La chaine peut s’allonger indéfiniment, et le vrai exécutant se retrouve avec des miettes. « Même quand le cahier des charges l’interdit, la sous-traitance se fait sans contrat », raconte Hassen un entrepreneur à la tête d’une petite entreprise de peinture. Et d’ajouter : « ceux qui font réellement le boulot ne gagnent souvent pas la moitié du prix initial ».

Un entrepreneur qui dit avoir décroché un projet en troisième main raconte : « c’est à peine si je peux payer des maçons et des manœuvres débutants. Pour ne pas travailler gratuitement, j’essaie de gagner un peu sur les prix des matériaux ».

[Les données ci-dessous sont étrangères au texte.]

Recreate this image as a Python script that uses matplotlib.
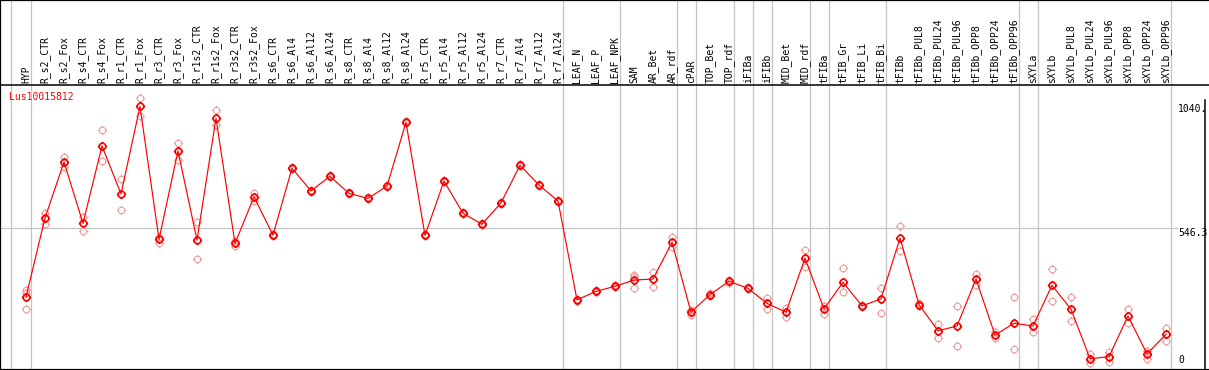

Au point de jouer sur le dosage du mortier, par exemple ? « Oui, mais pas au point de ne mettre que des petites quantités de ciment », répond-il. Ne mettre que des petites quantités de ciment n’est pas rare. Cela donne du mortier qui, sous la simple pression des doigts, est réduit en poussière.

Le contrôle, le maillon faible

On est en droit de poser la question du comment peut-on réceptionner des constructions avec des malfaçons aussi faciles à détecter.

La qualité de mise en œuvre, la fiabilité, la sécurité ainsi que la recherche de performance des matériaux sont pourtant devenues aujourd’hui des préoccupations majeures du domaine de la construction.

La tâche du contrôle incombe, bien évidemment, au maître d’ouvrage ainsi qu’aux bureaux d’études qui encadrent le projet. Une tâche qui est loin d’être convenablement accomplie.

On ne parle même pas du confort thermique, acoustique, spatial et visuel, thèmes chers aux architectes. On parle du minimum, soit des constructions sans malfaçons, du moins sans trop de malfaçons.

Le nombre de chantiers lancés, de l’avis des experts, rend très difficile le contrôle. À cela s’ajoute le manque de formation des contrôleurs, ainsi que les moyens mis en œuvre.

Mais ce n’est pas tout. « Quand on ferme les yeux, c’est qu’il y a le sandwich. Et – proverbe de chez-nous – quand on mange, les yeux ont tendance à avoir honte de se relever », commente M. Boudaoud Hamid.